Source material:

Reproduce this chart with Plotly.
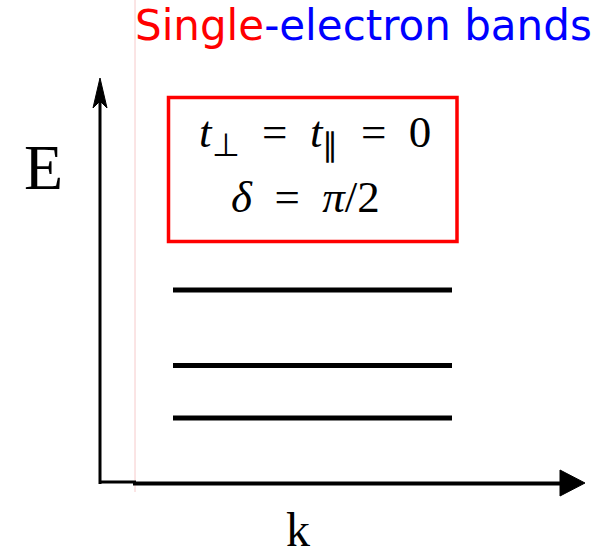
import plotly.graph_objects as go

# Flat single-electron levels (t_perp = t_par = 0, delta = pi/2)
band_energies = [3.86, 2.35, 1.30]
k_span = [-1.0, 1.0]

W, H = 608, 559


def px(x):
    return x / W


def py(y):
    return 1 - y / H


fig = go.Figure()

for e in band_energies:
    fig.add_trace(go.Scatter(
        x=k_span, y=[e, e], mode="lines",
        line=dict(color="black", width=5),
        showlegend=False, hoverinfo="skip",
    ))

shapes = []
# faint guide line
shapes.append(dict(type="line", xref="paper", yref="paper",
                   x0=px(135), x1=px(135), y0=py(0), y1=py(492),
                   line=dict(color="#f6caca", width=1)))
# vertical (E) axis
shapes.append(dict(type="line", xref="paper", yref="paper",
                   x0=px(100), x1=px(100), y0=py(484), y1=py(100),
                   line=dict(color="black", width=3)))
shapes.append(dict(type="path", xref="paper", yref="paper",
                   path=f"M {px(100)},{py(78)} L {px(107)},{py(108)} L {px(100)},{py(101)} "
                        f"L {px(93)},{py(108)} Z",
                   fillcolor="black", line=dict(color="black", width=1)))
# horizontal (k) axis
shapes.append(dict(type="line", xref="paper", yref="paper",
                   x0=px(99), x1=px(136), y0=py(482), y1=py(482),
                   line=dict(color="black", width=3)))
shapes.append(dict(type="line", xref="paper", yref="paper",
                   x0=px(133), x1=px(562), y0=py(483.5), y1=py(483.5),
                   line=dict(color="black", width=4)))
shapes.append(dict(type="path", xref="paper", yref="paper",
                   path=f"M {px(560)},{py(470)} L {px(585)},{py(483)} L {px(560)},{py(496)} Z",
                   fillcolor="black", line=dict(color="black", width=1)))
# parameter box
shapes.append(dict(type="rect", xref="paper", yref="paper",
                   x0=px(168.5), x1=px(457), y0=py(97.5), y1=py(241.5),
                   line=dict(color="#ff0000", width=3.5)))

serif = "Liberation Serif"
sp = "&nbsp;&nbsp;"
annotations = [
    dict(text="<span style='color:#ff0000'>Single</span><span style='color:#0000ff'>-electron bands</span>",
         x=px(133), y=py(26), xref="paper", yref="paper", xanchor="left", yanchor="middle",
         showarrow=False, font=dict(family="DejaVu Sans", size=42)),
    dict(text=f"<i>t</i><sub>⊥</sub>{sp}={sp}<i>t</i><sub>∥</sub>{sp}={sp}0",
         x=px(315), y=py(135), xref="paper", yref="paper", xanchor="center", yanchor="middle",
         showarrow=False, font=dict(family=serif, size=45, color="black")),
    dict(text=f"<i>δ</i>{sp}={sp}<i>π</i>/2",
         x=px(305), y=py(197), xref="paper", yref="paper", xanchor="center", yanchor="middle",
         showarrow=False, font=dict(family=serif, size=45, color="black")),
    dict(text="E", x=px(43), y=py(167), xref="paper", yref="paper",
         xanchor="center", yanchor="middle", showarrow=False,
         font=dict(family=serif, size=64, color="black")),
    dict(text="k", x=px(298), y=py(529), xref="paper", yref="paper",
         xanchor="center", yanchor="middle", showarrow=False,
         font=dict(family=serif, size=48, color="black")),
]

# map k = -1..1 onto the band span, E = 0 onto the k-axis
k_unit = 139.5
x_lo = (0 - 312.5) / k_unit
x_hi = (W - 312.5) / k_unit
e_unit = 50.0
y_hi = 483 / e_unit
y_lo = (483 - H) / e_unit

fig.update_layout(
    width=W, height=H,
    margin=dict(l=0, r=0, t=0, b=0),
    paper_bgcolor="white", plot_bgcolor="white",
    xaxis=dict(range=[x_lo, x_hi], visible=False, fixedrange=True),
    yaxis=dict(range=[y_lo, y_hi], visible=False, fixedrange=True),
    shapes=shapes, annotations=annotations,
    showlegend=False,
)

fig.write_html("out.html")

* * *

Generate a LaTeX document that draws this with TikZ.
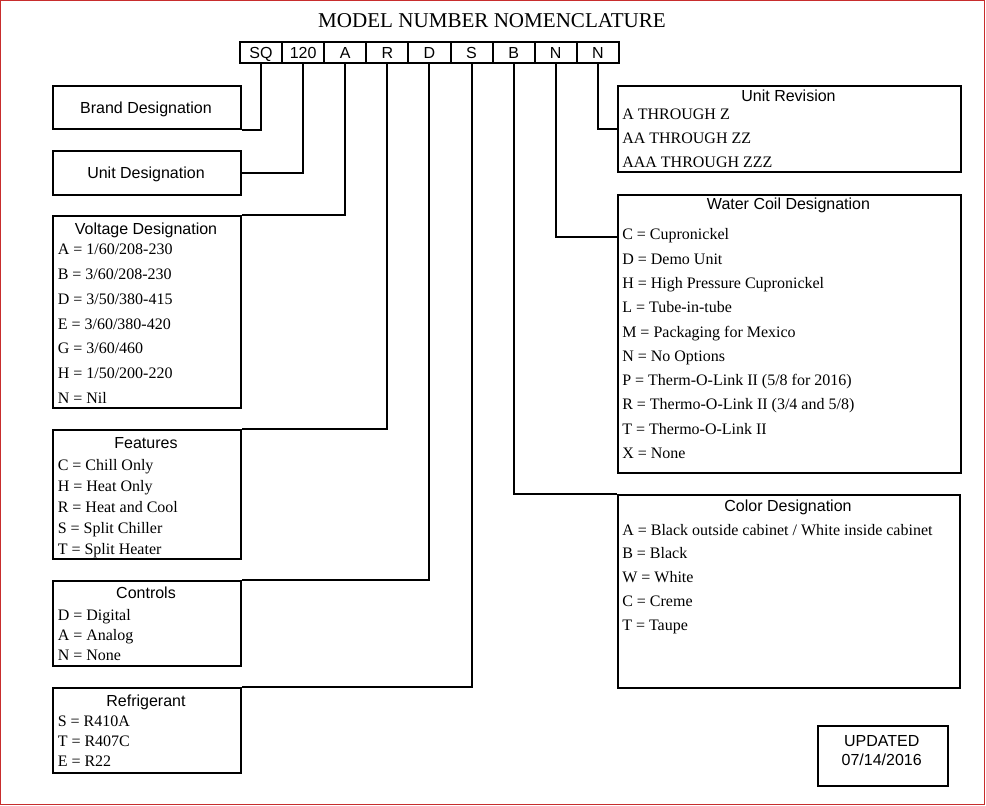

Task objective:
Scan the material above. Copy each line where "this" occurs.

Written response:
Reproduce this chart with Plotly.
Generate a LaTeX document that draws this with TikZ.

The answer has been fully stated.